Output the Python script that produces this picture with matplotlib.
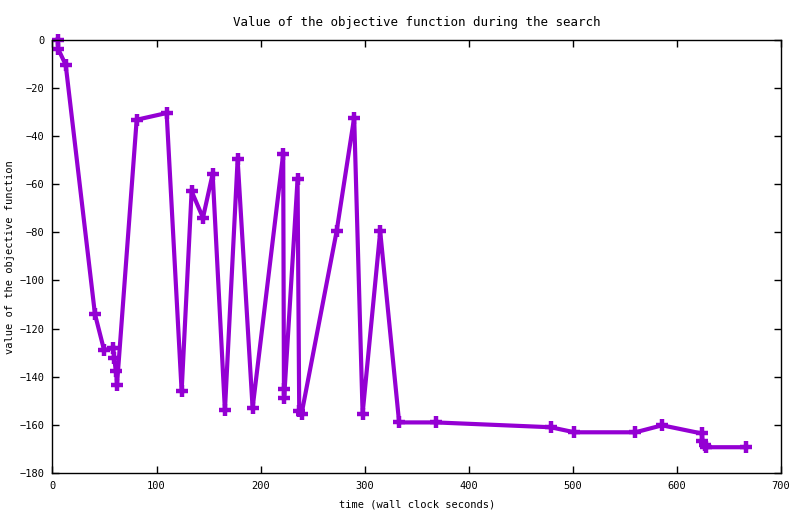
import numpy as np
import matplotlib
matplotlib.use('Agg')
from matplotlib import pyplot as plt

# objective value over wall clock time
t = [5, 5.6, 12.7, 40.8, 49.6, 58.4, 59.2, 61, 62, 80.9, 109.7, 124.1,
     133.7, 144.6, 153.9, 165.7, 177.9, 192.3, 221.7, 222.4, 222.6,
     235.5, 237.1, 239.4, 273, 289.9, 298, 314.9, 333.1, 368.4, 478.6,
     501.6, 560.2, 585.8, 624, 624.5, 627, 628, 666]
obj = [0, -4, -10.5, -114, -129, -128, -132.2, -137.7, -143.3, -33.3, -30.5,
       -146, -63, -74, -55.8, -154, -49.8, -153, -47.4, -145.3, -148.8,
       -58.1, -154.4, -155.3, -79.7, -32.4, -155.3, -79.7, -159, -159,
       -161, -163.1, -163.1, -160.2, -163.6, -166.6, -168.2, -169.3, -169.3]

xticks = np.arange(0, 701, 100)
yticks = np.arange(-180, 1, 20)

plt.rcParams['font.family'] = ['DejaVu Sans Mono']
plt.rcParams['font.size'] = 7.5

fig = plt.figure(figsize=(8, 5.14), dpi=100)
ax = fig.add_axes([0.0656, 0.0798, 0.9106, 0.8432])

ax.plot(t, obj, color='#9400D3', lw=3, marker='+', ms=9, mew=3.2,
        solid_joinstyle='miter', clip_on=False)

ax.set_xlim(0, 700)
ax.set_ylim(-180, 0)
ax.set_xticks(xticks)
ax.set_yticks(yticks)
ax.tick_params(direction='in', length=5, width=1, top=True, right=True, pad=6)
for s in ax.spines.values():
    s.set_linewidth(1)

ax.set_title('Value of the objective function during the search', pad=10)
ax.set_xlabel('time (wall clock seconds)', labelpad=6)
fig.text(0.013, 0.5, 'value of the objective function', rotation=90,
         ha='center', va='center')

plt.savefig('out.png', dpi=100)
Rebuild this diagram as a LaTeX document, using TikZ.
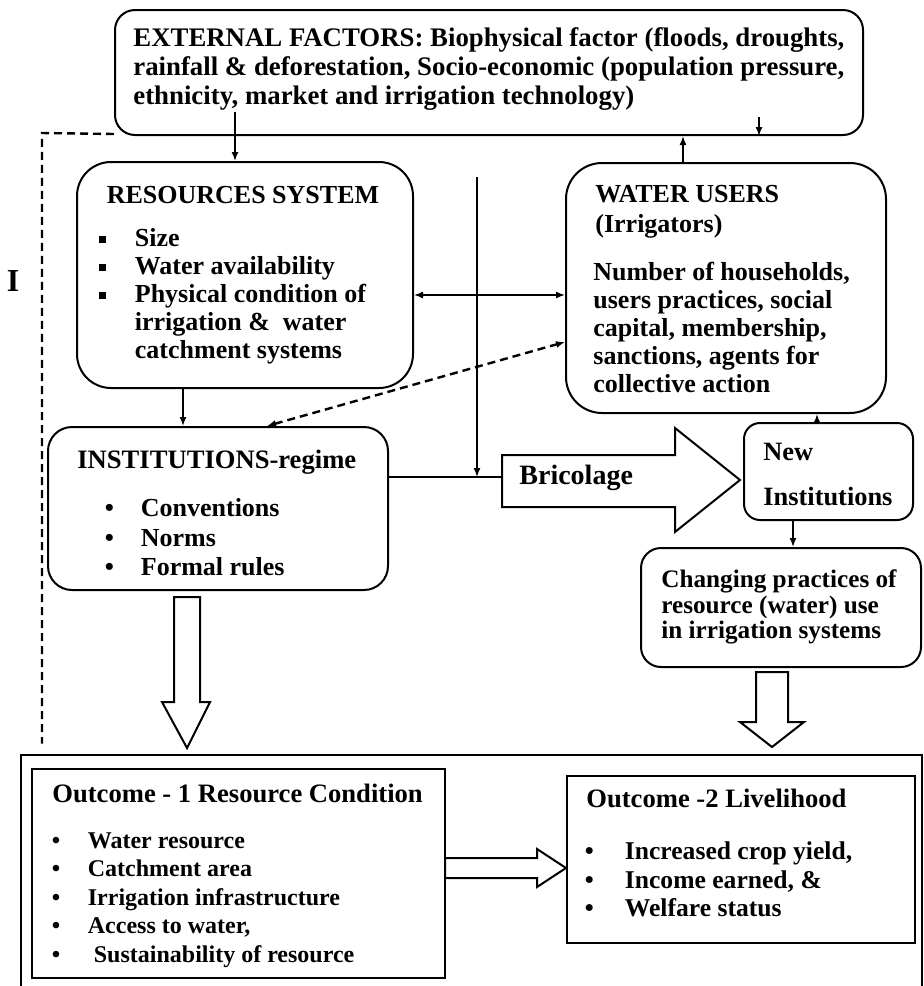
\documentclass[tikz,border=0pt]{standalone}
\usepackage{fontspec}
\setmainfont{Liberation Serif}
\usetikzlibrary{arrows.meta, fit}

% list items: round and square bullets
\newcommand{\dotitem}[2][18pt]{\makebox[#1][l]{\textbullet}#2}
\newcommand{\sqitem}[2][18pt]{\makebox[#1][l]{\rule[1.5pt]{3.5pt}{3.5pt}}#2}

\begin{document}
\begin{tikzpicture}[
  x=0.5pt, y=-0.5pt,
  box/.style={draw, line width=1pt, rounded corners=#1, inner sep=0pt},
  box/.default=10pt,
  sqbox/.style={draw, line width=1pt, inner sep=0pt},
  txt/.style={inner sep=0pt, anchor=west, align=left,
    font=\fontsize{13}{14}\selectfont\bfseries},
  link/.style={line width=0.75pt, -{Latex[length=4.5pt,width=3.5pt]}},
  biarrow/.style={line width=0.75pt, {Latex[length=4.5pt,width=3.5pt]}-{Latex[length=4.5pt,width=3.5pt]}},
  blockarrow/.style={draw, line width=1pt, fill=white, line join=miter},
  dashline/.style={line width=1.2pt, dash pattern=on 4pt off 2.5pt}
]
\useasboundingbox (0,0) rectangle (924,986);

% boxes
\node[box=10pt, fit={(115,10) (863,135)}] (ext) {};
\node[box=17pt, fit={(77,162) (413,388)}] (res) {};
\node[box=18pt, fit={(566,163) (886,413)}] (water) {};
\node[box=12pt, fit={(48,427) (388,590)}] (inst) {};
\node[box=8pt, fit={(744,423) (913,520)}] (newinst) {};
\node[box=10pt, fit={(641,548) (921,667)}] (chg) {};
\node[sqbox, line width=1.3pt, fit={(21,755) (922,1000)}] (outer) {};
\node[sqbox, fit={(32,769) (445,978)}] (out1) {};
\node[sqbox, fit={(567,776) (915,943)}] (out2) {};

% block arrows
\draw[blockarrow] (502,455) -- (675,455) -- (675,428) -- (740,480) -- (675,532)
  -- (675,507) -- (502,507) -- cycle;
\draw[blockarrow] (174,597) -- (200,597) -- (200,702) -- (210,702) -- (187,748)
  -- (162,702) -- (174,702) -- cycle;
\draw[blockarrow] (756,672) -- (788,672) -- (788,722) -- (804,722) -- (772,747)
  -- (740,722) -- (756,722) -- cycle;
\draw[blockarrow] (445,858) -- (537,858) -- (537,849) -- (566,868) -- (537,887)
  -- (537,878) -- (445,878) -- cycle;

% texts
\node[txt, font=\fontsize{13.4}{14.5}\selectfont\bfseries] (exttxt) at (133,69)
  {EXTERNAL FACTORS: Biophysical factor (floods, droughts,\\
   rainfall \& deforestation, Socio-economic (population pressure,\\
   ethnicity, market and irrigation technology)};
\node[txt, anchor=center] (restitle) at (243,195) {RESOURCES SYSTEM};
\node[txt] (reslist) at (98.5,296)
  {\sqitem{Size}\\ \sqitem{Water availability}\\ \sqitem{Physical condition of}\\
   \hspace*{18pt}irrigation \&\ \ water\\ \hspace*{18pt}catchment systems};
\node[txt, font=\fontsize{13}{15}\selectfont\bfseries] (wtitle) at (595,212)
  {WATER USERS\\ (Irrigators)};
\node[txt] (wtxt) at (593,327.5)
  {Number of households,\\ users practices, social\\ capital, membership,\\
   sanctions, agents for\\ collective action};
\node[txt, font=\fontsize{13.3}{14}\selectfont\bfseries] (insttitle) at (77,462) {INSTITUTIONS-regime};
\node[txt, font=\fontsize{13}{14.75}\selectfont\bfseries] (instlist) at (104.5,537.5)
  {\dotitem{Conventions}\\ \dotitem{Norms}\\ \dotitem{Formal rules}};
\node[txt, font=\fontsize{14}{14}\selectfont\bfseries] (bric) at (519,478) {Bricolage};
\node[txt, font=\fontsize{13.2}{22.5}\selectfont\bfseries] (newtxt) at (763,474.5)
  {New\\ Institutions};
\node[txt, font=\fontsize{12.6}{12.75}\selectfont\bfseries] (chgtxt) at (661,607)
  {Changing practices of\\ resource (water) use\\ in irrigation systems};
\node[txt, font=\fontsize{13.3}{14}\selectfont\bfseries] (o1title) at (52,793) {Outcome - 1 Resource Condition};
\node[txt, font=\fontsize{12}{14.25}\selectfont\bfseries] (o1list) at (51.5,900)
  {\dotitem{Water resource}\\ \dotitem{Catchment area}\\ \dotitem{Irrigation infrastructure}\\
   \dotitem{Access to water,}\\ \dotitem{\ Sustainability of resource}};
\node[txt, font=\fontsize{13.3}{14}\selectfont\bfseries] (o2title) at (586,798) {Outcome -2 Livelihood};
\node[txt, font=\fontsize{12.8}{14.25}\selectfont\bfseries] (o2list) at (584.5,879.5)
  {\dotitem[20pt]{Increased crop yield,}\\ \dotitem[20pt]{Income earned, \&}\\
   \dotitem[20pt]{Welfare status}};
\node[txt, anchor=center, font=\fontsize{16}{16}\selectfont\bfseries] (mark) at (13,281) {I};

% connectors
\coordinate (e1) at (235,112);
\coordinate (e2) at (759,117);
\coordinate (u1) at (683,0);
\coordinate (r1) at (183,0);
\coordinate (h1) at (0,295);
\coordinate (d1) at (267,0);
\coordinate (d2) at (0,342);
\coordinate (vtop) at (477,177);
\coordinate (bricL) at (502,477);
\coordinate (n1) at (817,0);
\coordinate (n2) at (793,0);
\coordinate (dcorner) at (42,133);

\draw[link] (e1) -- (e1 |- res.north);
\draw[link] (u1 |- water.north) -- (u1 |- ext.south);
\draw[link] (e2) -- (e2 |- ext.south);
\draw[link] (r1 |- res.south) -- (r1 |- inst.north);
\draw[biarrow] (res.east |- h1) -- (water.west |- h1);
\draw[biarrow, dashline] (inst.north -| d1) -- (water.west |- d2);
\draw[line width=1pt] (inst.east |- bricL) -- (bricL);
\draw[link] (vtop) -- (vtop |- bricL);
\draw[link] (n1 |- newinst.north) -- (n1 |- water.south);
\draw[link] (n2 |- newinst.south) -- (n2 |- chg.north);
\draw[dashline] ([yshift=1pt]ext.south west) -- (dcorner) -- ([yshift=5pt]dcorner |- outer.north);
\end{tikzpicture}
\end{document}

REQUIREMENT:
Return, unchanged, the lines from the first line of the material through the line that holds "from matplotlib import pyplot as plt", inclusive, omitting pictures.

FINAL RESULT:
Output the Python script that produces this picture with matplotlib.
import numpy as np
import matplotlib
matplotlib.use('Agg')
from matplotlib import pyplot as plt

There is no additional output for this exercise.